The United Steelworkers of America (USW) today declared victory in a National Labor Relations Board (NLRB) case which began with the filing of an unfair labor practice charge by individuals represented by the National Right to Work Legal Defense Foundation. Following the filing of a complaint by the NLRB's General Counsel against the Heartland Industrial Partners and the USW, Administrative Law Judge Raymond P. Green issued a decision recommending that the full NLRB dismiss the complaint in its entirety.

The complaint had charged that Heartland's agreement with the USW and its requirements of its subsidiary Trimas to enter into a similar one violated Section 8 (e) of the National Labor Relations Act that prohibits companies from agreeing not to do business with another person or employer.

"This decision is a monumental victory for both workers desiring the benefits of collective bargaining representation and for employers willing to partner cooperatively to meet the challenges of the of the international marketplace," said USW president Leo W. Gerard.

"There is nothing in the law that requires an employer to mount an anti-union campaign," Judge Green wrote.

In June 2002, Heartland acquired a Bloomfield Hill, Michigan engineered products manufacturer named Trimas. A year later, Heartland required Trimas to enter into an agreement with the union similar to the one Heartland had made with the USW in 2000. The agreement allows the union to make a request to distribute information and meet with employees to discuss the benefits of union representation. The company agrees to furnish the union the names and addresses of the employees and grant the union recognition as the bargaining representative if a majority choose the union in a card check election.

The judge ruled that the agreement relates to Heartland's acquisition of other business entities and these type of single event transactions do not constitute "doing business" with the meaning
of Section 8 (e) of the Act.
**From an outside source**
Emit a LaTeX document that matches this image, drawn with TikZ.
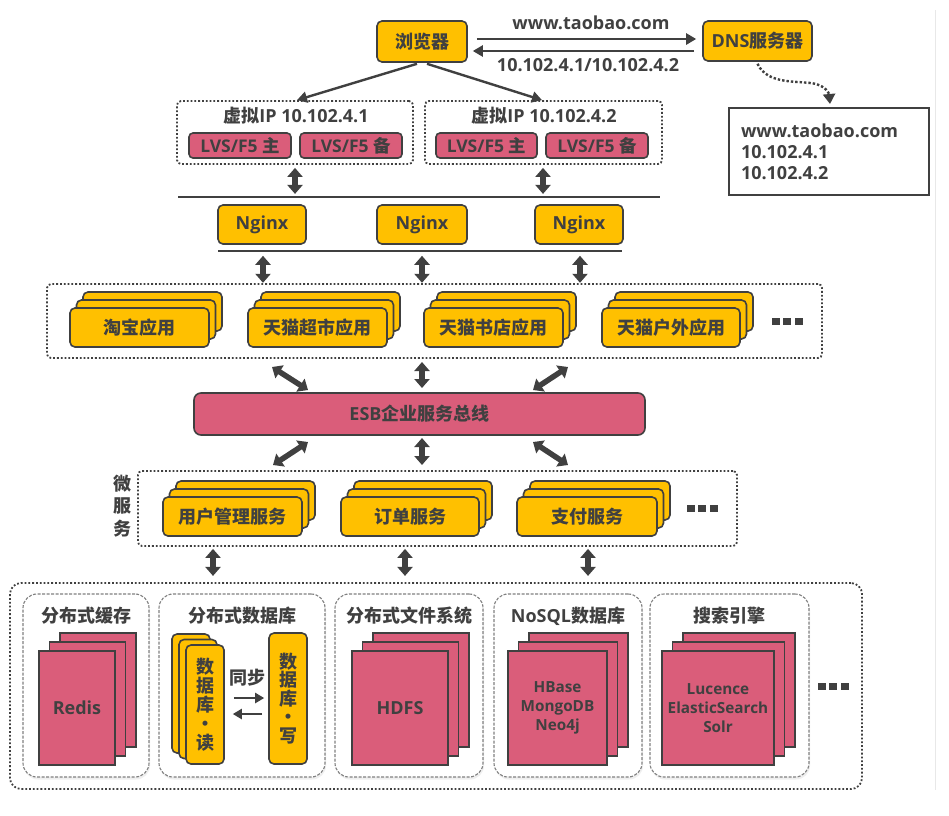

Judge Green also ruled that nothing in the agreement restricts Heartland from making any transaction it chooses to make. The evidence presented shows that the terms of the agreement did not play any role in Heartland's decision to acquire a business enterprise or that its contents even entered into the negotiations for a sale.

In this case, the Charging Parties' counsel made the contention often made by the National Right to Work Legal Defense Foundation that a neutrality agreement is an example of top down organizing, which occurs when an employer supports a union during the selection of union representation by its employees. The decision here again refutes the foundation's claim that companies seek recognition of unwanted unions. The National Right to Work Legal Defense Foundation, whose membership and funding remain a closely guarded secret, has filed a number of objections to the election processes nationwide.

The Heartland Industrial Partners is a limited partnership located in Greenwich, Connecticut that aggregates capital and seeks to purchase controlling interests primarily in older industrial enterprises located in the Midwest. David Stockman, a former Budget Director in the Reagan Administration, established Heartland in 1999.